Marie-Christine Dalloz (born 10 January 1958) is a French politician of The Republicans who has been serving as a member of the National Assembly of France since 2007, representing the Jura department.

==Political career==
In parliament, Dalloz is a member of the Committee on Finances, Economic Affairs and Budget Control. In addition to her committee assignments, she is the president of the Parliamentary Friendship Group with Jamaica and a member of the groups for Burkina Faso, Italy and Switzerland.

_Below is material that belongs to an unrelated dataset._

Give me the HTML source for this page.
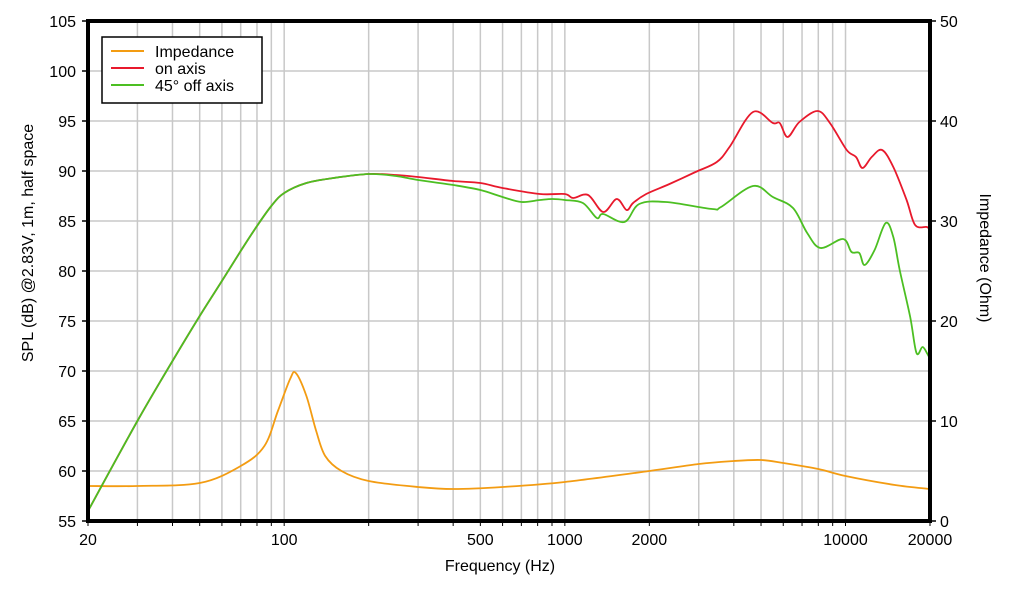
<!DOCTYPE html>
<html><head><meta charset="utf-8"><style>
body{margin:0;background:#fff;}
svg text{font-family:"Liberation Sans",Arial,sans-serif;fill:#000;}
</style></head><body>
<svg id="chart" width="1024" height="604" viewBox="0 0 1024 604" xmlns="http://www.w3.org/2000/svg">
<g id="grid"></g>
<g id="series"></g>
<g id="axes"></g>
<text x="500" y="571" font-size="16" text-anchor="middle">Frequency (Hz)</text>
<text transform="translate(33,243) rotate(-90)" font-size="16" text-anchor="middle">SPL (dB) @2.83V, 1m, half space</text>
<text transform="translate(980,258) rotate(90)" font-size="16" text-anchor="middle">Impedance (Ohm)</text>
<g>
<rect x="102" y="37" width="160" height="66" fill="#fff" stroke="#000" stroke-width="1.5"/>
<line x1="111" y1="51" x2="144" y2="51" stroke="#f39c12" stroke-width="2"/>
<text x="155" y="57" font-size="16">Impedance</text>
<line x1="111" y1="68" x2="144" y2="68" stroke="#e8192c" stroke-width="2"/>
<text x="155" y="74" font-size="16">on axis</text>
<line x1="111" y1="85" x2="144" y2="85" stroke="#4cbf22" stroke-width="2"/>
<text x="155" y="91" font-size="16">45° off axis</text>
</g>
</svg>
<script>
const xTickLabels=[20,100,500,1000,2000,10000,20000];
const yLeftTicks=[55,60,65,70,75,80,85,90,95,100,105];
const yRightTicks=[0,10,20,30,40,50];
const impFreq=[20,30,50,70,85,95,105,110,120,130,140,160,200,300,400,600,1000,2000,3000,4000,5000,6000,8000,10000,15000,20000];
const impOhm=[3.5,3.5,3.8,5.5,7.5,11,14.2,14.8,12.5,9,6.5,5,4,3.4,3.2,3.4,3.9,5,5.7,6.0,6.1,5.8,5.2,4.5,3.6,3.2];
const onFreq=[20,30,40,50,60,70,80,90,100,120,150,200,250,300,400,500,600,815,1000,1070,1210,1370,1530,1660,1750,1950,2360,2920,3480,3860,4680,5510,5830,6220,6850,7950,8800,10100,10900,11500,12400,13500,14800,16500,17700,19500,20000];
const onDb=[56,65,71,75.5,79,82,84.5,86.5,87.8,88.8,89.3,89.7,89.6,89.4,89,88.8,88.3,87.7,87.7,87.3,87.6,85.9,87.2,86.1,86.8,87.7,88.7,89.9,90.9,92.4,95.9,94.8,94.8,93.4,94.9,96.0,94.8,92.1,91.4,90.3,91.4,92.1,90.4,87.1,84.6,84.4,84.1];
const offFreq=[20,30,40,50,60,70,80,90,100,120,150,200,250,300,400,500,600,700,815,904,1000,1160,1300,1370,1630,1840,2290,3350,3600,4680,5510,6500,7300,8150,9800,10500,11200,11700,12700,13900,14800,15600,17000,17900,18800,19500,20000];
const offDb=[56,65,71,75.5,79,82,84.5,86.5,87.8,88.8,89.3,89.7,89.5,89.1,88.6,88.1,87.4,86.9,87.1,87.2,87.1,86.8,85.3,85.7,84.9,86.7,86.9,86.2,86.4,88.5,87.4,86.3,83.8,82.3,83.2,81.9,81.8,80.6,82.1,84.8,83.4,80.1,75.4,71.8,72.4,71.8,71.2];

const X0=88,X1=930,Y0=521,Y1=21;
const xs=f=>X0+(Math.log10(f/20)/3)*(X1-X0);
const yL=d=>Y0-(d-55)/50*(Y0-Y1);
const yR=o=>Y0-o/50*(Y0-Y1);
const NS='http://www.w3.org/2000/svg';
function mk(tag,attrs,parent){const e=document.createElementNS(NS,tag);for(const k in attrs)e.setAttribute(k,attrs[k]);parent.appendChild(e);return e;}
const grid=document.getElementById('grid'),axes=document.getElementById('axes'),ser=document.getElementById('series');
// vertical grid
for(let dec=10;dec<=10000;dec*=10){for(let m=1;m<10;m++){const f=dec*m;if(f<20||f>20000)continue;
const l=mk('line',{x1:xs(f),x2:xs(f),y1:Y1,y2:Y0,stroke:'#c8c8c8','stroke-width':1.5},grid);


const t=mk('line',{x1:xs(f),x2:xs(f),y1:Y0,y2:Y0+5,stroke:'#000','stroke-width':1},axes);

}}
yLeftTicks.forEach(d=>{
const l=mk('line',{x1:X0,x2:X1,y1:yL(d),y2:yL(d),stroke:'#c8c8c8','stroke-width':1.5},grid);


const t=mk('line',{x1:X0-6,x2:X0,y1:yL(d),y2:yL(d),stroke:'#000','stroke-width':1.5},axes);


const tx=mk('text',{x:X0-12,y:yL(d)+6,'font-size':16,'text-anchor':'end'},axes);tx.textContent=d;

});
yRightTicks.forEach(o=>{
const t=mk('line',{x1:X1,x2:X1+6,y1:yR(o),y2:yR(o),stroke:'#000','stroke-width':1.5},axes);


const tx=mk('text',{x:X1+10,y:yR(o)+6,'font-size':16},axes);tx.textContent=o;

});
xTickLabels.forEach(f=>{
const tx=mk('text',{x:xs(f),y:Y0+24,'font-size':16,'text-anchor':'middle'},axes);tx.textContent=f;

});
const fr=mk('path',{d:`M${X0},${Y1}H${X1}V${Y0}H${X0}Z`,fill:'none',stroke:'#000','stroke-width':4},axes);


function smooth(pts){let d=`M${pts[0][0].toFixed(1)},${pts[0][1].toFixed(1)}`;
for(let i=0;i<pts.length-1;i++){const p0=pts[Math.max(0,i-1)],p1=pts[i],p2=pts[i+1],p3=pts[Math.min(pts.length-1,i+2)];
const c1=[p1[0]+(p2[0]-p0[0])/6,p1[1]+(p2[1]-p0[1])/6],c2=[p2[0]-(p3[0]-p1[0])/6,p2[1]-(p3[1]-p1[1])/6];
d+=`C${c1[0].toFixed(1)},${c1[1].toFixed(1)} ${c2[0].toFixed(1)},${c2[1].toFixed(1)} ${p2[0].toFixed(1)},${p2[1].toFixed(1)}`;}return d;}
const p1=mk('path',{d:smooth(impFreq.map((f,i)=>[xs(f),yR(impOhm[i])])),fill:'none',stroke:'#f39c12','stroke-width':1.8},ser);


const p2=mk('path',{d:smooth(onFreq.map((f,i)=>[xs(f),yL(onDb[i])])),fill:'none',stroke:'#e8192c','stroke-width':1.8},ser);


const p3=mk('path',{d:smooth(offFreq.map((f,i)=>[xs(f),yL(offDb[i])])),fill:'none',stroke:'#4cbf22','stroke-width':1.8},ser);


</script>
</body></html>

Dalloz has also been serving as member of the French delegation to the Parliamentary Assembly of the Council of Europe since 2014. As member of the European People's Party group, she served as chairwoman of the Committee on Social Affairs, Health and Sustainable Development before becoming a member of the Committee on Political Affairs and Democracy. She participated in several cross-party delegations to observe the 2017 parliamentary elections in Bulgaria, the 2018 presidential election in Montenegro, and the 2019 presidential election in North Macedonia.

==Political positions==
In 2016, Dalloz publicly endorsed Nicolas Sarkozy in the Republicans' primaries for the 2017 presidential elections.

In July 2019, Dalloz voted against the French ratification of the European Union’s Comprehensive Economic and Trade Agreement (CETA) with Canada.